■ Given information ■
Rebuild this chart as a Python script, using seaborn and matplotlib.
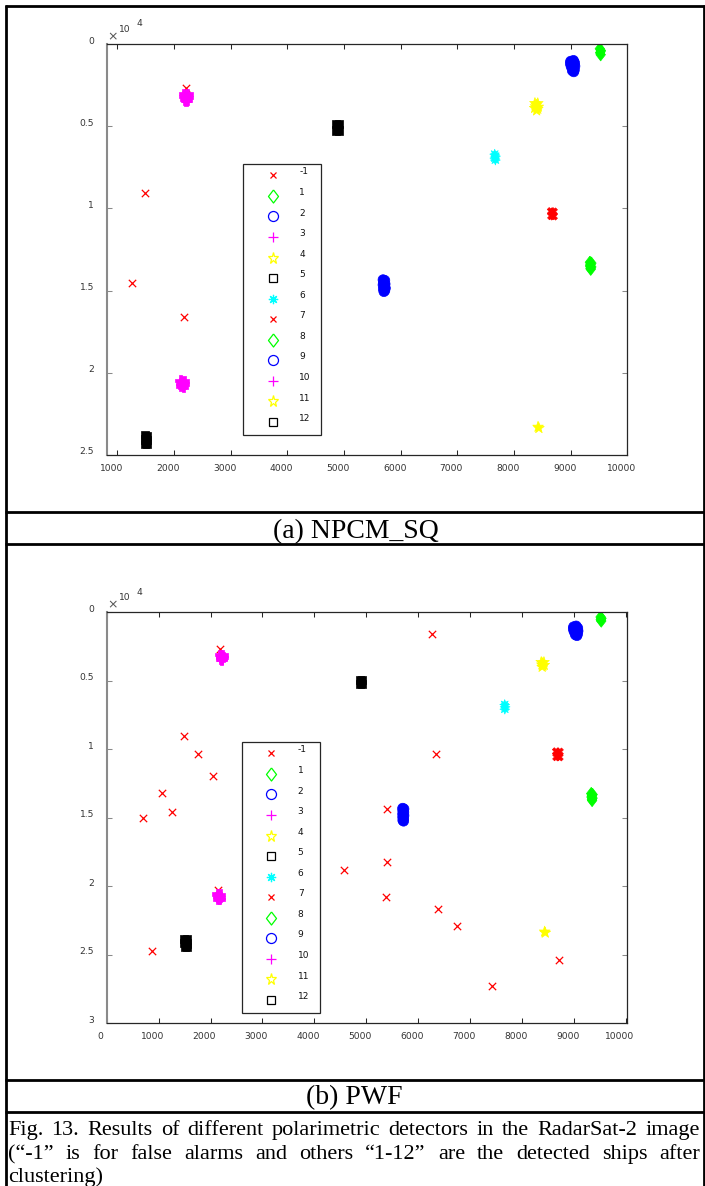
import numpy as np
import pandas as pd
import matplotlib
matplotlib.use("Agg")
import matplotlib.pyplot as plt
from matplotlib.lines import Line2D
from matplotlib.transforms import ScaledTranslation
import seaborn as sns

# ------------------------------------------------------------------
# Detection results (x = column, y = row in the RadarSat-2 scene)
# ------------------------------------------------------------------
legend_labels = ["-1", "1", "2", "3", "4", "5", "6", "7", "8", "9", "10", "11", "12"]
legend_colors = ["#ff0000", "#00ff00", "#0000ff", "#ff00ff", "#ffff00", "#000000", "#00ffff",
                 "#ff0000", "#00ff00", "#0000ff", "#ff00ff", "#ffff00", "#000000"]
legend_marks = ["x", "d", "o", "+", "p", "s", "*", "x", "d", "o", "+", "p", "s"]

# (a) NPCM_SQ -- false alarms
npcm_fa_x = [2206, 1483, 1259, 2176]
npcm_fa_y = [2650, 9050, 14520, 16590]

# (a) NPCM_SQ -- pixels of the detected ships
npcm_x = [
    9515, 9535, 9520, 9530,                                            # ship 1
    9000, 9050, 9070, 8995, 9040, 9075, 9010, 9050, 9065, 9030, 9055,  # ship 2
    2170, 2240, 2205, 2180, 2250, 2215, 2190, 2230, 2210,              # ship 3
    8370, 8420, 8395, 8380, 8430, 8405, 8365, 8420, 8400,              # ship 4
    4860, 4915, 4862, 4912, 4887,                                      # ship 5
    7660, 7675, 7662, 7672,                                            # ship 6
    8655, 8700, 8660, 8700,                                            # ship 7
    9340, 9366, 9350, 9342, 9365, 9350, 9355,                          # ship 8
    5690, 5720, 5700, 5725, 5690, 5715, 5730, 5695, 5720, 5705,        # ship 9
    2115, 2175, 2145, 2120, 2180, 2150, 2125, 2165,                    # ship 10
    8425, 8440,                                                        # ship 11
    1482, 1530, 1505, 1485, 1528, 1505, 1490, 1525,                    # ship 12
]
npcm_y = [
    290, 410, 530, 650,
    1050, 1000, 1150, 1200, 1250, 1350, 1380, 1480, 1580, 1620, 1690,
    3020, 3040, 3120, 3200, 3240, 3300, 3380, 3400, 3450,
    3600, 3610, 3700, 3800, 3820, 3880, 3900, 3950, 4050,
    4860, 4860, 5260, 5260, 5060,
    6700, 6820, 6940, 7060,
    10180, 10200, 10460, 10480,
    13280, 13330, 13410, 13500, 13560, 13640, 13700,
    14340, 14380, 14500, 14600, 14650, 14760, 14850, 14900, 15000, 15060,
    20460, 20490, 20560, 20640, 20690, 20760, 20800, 20860,
    23290, 23370,
    23790, 23820, 23930, 24060, 24090, 24200, 24310, 24330,
]
npcm_ship = (
    ["1"] * 4 + ["2"] * 11 + ["3"] * 9 + ["4"] * 9 + ["5"] * 5 + ["6"] * 4
    + ["7"] * 4 + ["8"] * 7 + ["9"] * 10 + ["10"] * 8 + ["11"] * 2 + ["12"] * 8
)

# (b) PWF -- false alarms
pwf_fa_x = [2188, 6271, 1480, 1756, 2046, 1069, 1262, 703, 2150, 876,
            5406, 4571, 5393, 5380, 6347, 6386, 6752, 7427, 8706]
pwf_fa_y = [2700, 1600, 9040, 10370, 11950, 13220, 14550, 15000, 20260, 24740,
            14340, 18830, 18220, 20770, 10370, 21650, 22910, 27240, 25390]

# (b) PWF -- pixels of the detected ships
pwf_x = [
    9515, 9532, 9518, 9528,                                            # ship 1
    8995, 9045, 9075, 8990, 9040, 9080, 9005, 9055, 9070, 9030, 9060,  # ship 2
    2185, 2235, 2210, 2195, 2240, 2215, 2200, 2212,                    # ship 3
    8372, 8424, 8398, 8385, 8430, 8405, 8390,                          # ship 4
    4878, 4925, 4878, 4925,                                            # ship 5
    7668, 7676, 7670,                                                  # ship 6
    8660, 8725, 8665, 8722,                                            # ship 7
    9335, 9362, 9348, 9340, 9360, 9348, 9352,                          # ship 8
    5702, 5726, 5705, 5724, 5703, 5726, 5704, 5722, 5706, 5720,        # ship 9
    2132, 2185, 2160, 2140, 2192, 2165, 2145, 2175,                    # ship 10
    8437, 8450,                                                        # ship 11
    1495, 1548, 1520, 1498, 1546, 1522, 1502, 1544,                    # ship 12
]
pwf_y = [
    345, 440, 540, 635,
    1060, 1000, 1150, 1220, 1260, 1360, 1400, 1480, 1580, 1640, 1700,
    3090, 3110, 3180, 3260, 3290, 3350, 3420, 3460,
    3640, 3645, 3720, 3820, 3850, 3900, 3990,
    4925, 4925, 5235, 5235,
    6730, 6900, 7070,
    10160, 10180, 10560, 10570,
    13230, 13300, 13380, 13480, 13560, 13650, 13730,
    14300, 14350, 14480, 14600, 14720, 14830, 14950, 15060, 15180, 15240,
    20560, 20590, 20660, 20750, 20790, 20850, 20910, 20950,
    23310, 23390,
    23860, 23880, 24000, 24150, 24170, 24300, 24420, 24440,
]
pwf_ship = (
    ["1"] * 4 + ["2"] * 11 + ["3"] * 8 + ["4"] * 7 + ["5"] * 4 + ["6"] * 3
    + ["7"] * 4 + ["8"] * 7 + ["9"] * 10 + ["10"] * 8 + ["11"] * 2 + ["12"] * 8
)

npcm_xticks = [1000, 2000, 3000, 4000, 5000, 6000, 7000, 8000, 9000, 10000]
pwf_xticks = [0, 1000, 2000, 3000, 4000, 5000, 6000, 7000, 8000, 9000, 10000]

caption_lines = [
    "Fig. 13. Results of different polarimetric detectors in the RadarSat-2 image",
    "(\u201c-1\u201d is for false alarms and others \u201c1-12\u201d are the detected ships after",
    "clustering)",
]

# ------------------------------------------------------------------
# Marker vocabulary (MATLAB-like symbols)
# ------------------------------------------------------------------
DIAMOND = [(0, 1), (0.77, 0), (0, -1), (-0.77, 0), (0, 1)]
HOLLOW = {"x": "x", "d": DIAMOND, "o": "o", "+": "+", "p": "*", "s": "s", "*": (8, 2, 0)}
FILLED = {"x": "X", "d": DIAMOND, "o": "o", "+": "P", "p": "*", "s": "s", "*": (8, 1, 0)}
LEG_MS = {"x": 5.0, "d": 9.4, "o": 7.2, "+": 7.0, "p": 8.3, "s": 5.8, "*": 6.7}
BLOB_S = {"x": 30, "d": 80, "o": 52, "+": 52, "p": 66, "s": 34, "*": 50}

sns.set_theme(style="white")
plt.rcParams["font.family"] = ["DejaVu Sans"]

W, H, DPI = 705, 1186, 100
fig = plt.figure(figsize=(W / DPI, H / DPI), dpi=DPI)
fig.patch.set_facecolor("white")


def px_rect(left, top, right, bottom):
    return [left / W, 1 - bottom / H, (right - left) / W, (bottom - top) / H]


def shift(dx_px, dy_px):
    return ScaledTranslation(dx_px / DPI, dy_px / DPI, fig.dpi_scale_trans)


ship_labels = legend_labels[1:]
palette = {lab: legend_colors[i + 1] for i, lab in enumerate(ship_labels)}
markers = {lab: FILLED[legend_marks[i + 1]] for i, lab in enumerate(ship_labels)}
sizes = {lab: BLOB_S[legend_marks[i + 1]] for i, lab in enumerate(ship_labels)}


def draw_panel(ax, fa_x, fa_y, xs, ys, ships, xlim, ymax, xticks, leg_box):
    sns.scatterplot(x=fa_x, y=fa_y, ax=ax, marker="x", color="#ff0000",
                    s=28, linewidth=0.9, legend=False)
    df = pd.DataFrame({"x": xs, "y": ys, "ship": ships})
    sns.scatterplot(data=df, x="x", y="y", hue="ship", style="ship", size="ship",
                    hue_order=ship_labels, style_order=ship_labels, size_order=ship_labels,
                    palette=palette, markers=markers, sizes=sizes,
                    edgecolor="face", linewidth=0.5, legend=False, ax=ax)
    ax.set_xlabel("")
    ax.set_ylabel("")
    ax.set_xlim(*xlim)
    ax.set_ylim(ymax, 0)
    ax.set_xticks(xticks)
    ax.set_xticklabels([str(v) for v in xticks])
    yt = list(range(0, ymax + 1, 5000))
    ax.set_yticks(yt)
    ax.set_yticklabels([f"{v / 1e4:g}" for v in yt])
    ax.set_facecolor("white")

    ax.tick_params(direction="in", length=3.6, width=0.75, top=True, right=True,
                   bottom=True, left=True, labelsize=6.6, labelcolor="#333333")
    ax.tick_params(axis="x", pad=6.3, color="#262626")
    ax.tick_params(axis="y", pad=9.0, color="#8a8a8a")
    for side in ["top", "right", "bottom"]:
        ax.spines[side].set_color("#262626")
        ax.spines[side].set_linewidth(0.9)
    ax.spines["left"].set_color("#8a8a8a")
    ax.spines["left"].set_linewidth(1.5)
    for sp in ax.spines.values():
        sp.set_visible(True)

    for tick in ax.xaxis.get_major_ticks():
        tick.label1.set_transform(tick.label1.get_transform() + shift(-6, 0))
    for tick in ax.yaxis.get_major_ticks():
        tick.label1.set_transform(tick.label1.get_transform() + shift(0, 4))

    # exponent marker of the row axis
    corner = ax.transAxes
    ax.text(0, 1, "\u00d7", transform=corner + shift(6, 7.6), ha="center", va="center",
            fontsize=9, color="#555555")
    ax.text(0, 1, "10", transform=corner + shift(18.3, 14.8), ha="center", va="center",
            fontsize=6.6, color="#333333")
    ax.text(0, 1, "4", transform=corner + shift(32.6, 20.0), ha="center", va="center",
            fontsize=6.6, color="#333333")

    handles = [Line2D([], [], linestyle="none", marker=HOLLOW[m], markersize=LEG_MS[m],
                      markeredgewidth=0.9, markeredgecolor=c, markerfacecolor="none")
               for m, c in zip(legend_marks, legend_colors)]
    x0, ytop, w = leg_box
    leg = ax.legend(handles, legend_labels, loc="upper left",
                    bbox_to_anchor=(x0, ytop - 0.5, w, 0.5), mode="expand",
                    borderaxespad=0, borderpad=0.86, handlelength=4.85,
                    handletextpad=0.5, labelspacing=1.28, numpoints=1, fontsize=6.5,
                    frameon=True, fancybox=False, framealpha=1,
                    edgecolor="#262626", facecolor="white")
    leg.get_frame().set_linewidth(0.9)
    for t in leg.get_texts():
        t.set_position((0, 4))
        t.set_color("#111111")


ax_a = fig.add_axes(px_rect(106.7, 44, 627.3, 455))
draw_panel(ax_a, npcm_fa_x, npcm_fa_y, npcm_x, npcm_y, npcm_ship,
           (813, 10000), 25000, npcm_xticks, (0.2624, 0.7088, 0.1498))

ax_b = fig.add_axes(px_rect(106.7, 612.3, 627.3, 1023.4))
draw_panel(ax_b, pwf_fa_x, pwf_fa_y, pwf_x, pwf_y, pwf_ship,
           (0, 10030), 30000, pwf_xticks, (0.2593, 0.6852, 0.1504))

# ------------------------------------------------------------------
# Table frame and captions
# ------------------------------------------------------------------
def fig_line(xs_px, ys_px, lw=2.0):
    fig.add_artist(Line2D([x / W for x in xs_px], [1 - y / H for y in ys_px],
                          transform=fig.transFigure, color="black", linewidth=lw,
                          solid_capstyle="butt", zorder=5))


for yy in [5.5, 511.5, 544.0, 1079.5, 1111.5]:
    fig_line([4.5, 704.5], [yy, yy])
fig_line([5.5, 5.5], [4.5, 1186])
fig_line([703.5, 703.5], [4.5, 1186])

serif = ["Liberation Serif", "DejaVu Serif"]
fig.text(356 / W, 1 - 538 / H, "(a) NPCM_SQ", ha="center", va="baseline",
         family=serif, fontsize=20, color="black")
fig.text(354 / W, 1 - 1104 / H, "(b) PWF", ha="center", va="baseline",
         family=serif, fontsize=20, color="black")

renderer = fig.canvas.get_renderer()
cap_size = 16
left_px, right_px = 8.0, 700.0
baselines = [1135, 1159, 1182]
for li, (line, base) in enumerate(zip(caption_lines, baselines)):
    words = line.split(" ")
    texts = [fig.text(0, 1 - base / H, wd, ha="left", va="baseline", family=serif,
                      fontsize=cap_size, color="black") for wd in words]
    widths = [t.get_window_extent(renderer).width for t in texts]
    last = li == len(caption_lines) - 1
    if last or len(words) == 1:
        space = fig.text(0, 0, "a a", family=serif, fontsize=cap_size)
        aa = fig.text(0, 0, "aa", family=serif, fontsize=cap_size)
        gap = space.get_window_extent(renderer).width - aa.get_window_extent(renderer).width
        space.remove()
        aa.remove()
    else:
        gap = (right_px - left_px - sum(widths)) / (len(words) - 1)
    xpos = left_px
    for t, wd in zip(texts, widths):
        t.set_x(xpos / W)
        xpos += wd + gap

fig.savefig("out.png", dpi=DPI, facecolor="white")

■ Instruction ■
Output exactly the span of lines from the top of the listing through the line holding "import seaborn as sns", and leave every picture out.

■ Correct result ■
Rebuild this chart as a Python script, using seaborn and matplotlib.
import numpy as np
import pandas as pd
import matplotlib
matplotlib.use("Agg")
import matplotlib.pyplot as plt
from matplotlib.lines import Line2D
from matplotlib.transforms import ScaledTranslation
import seaborn as sns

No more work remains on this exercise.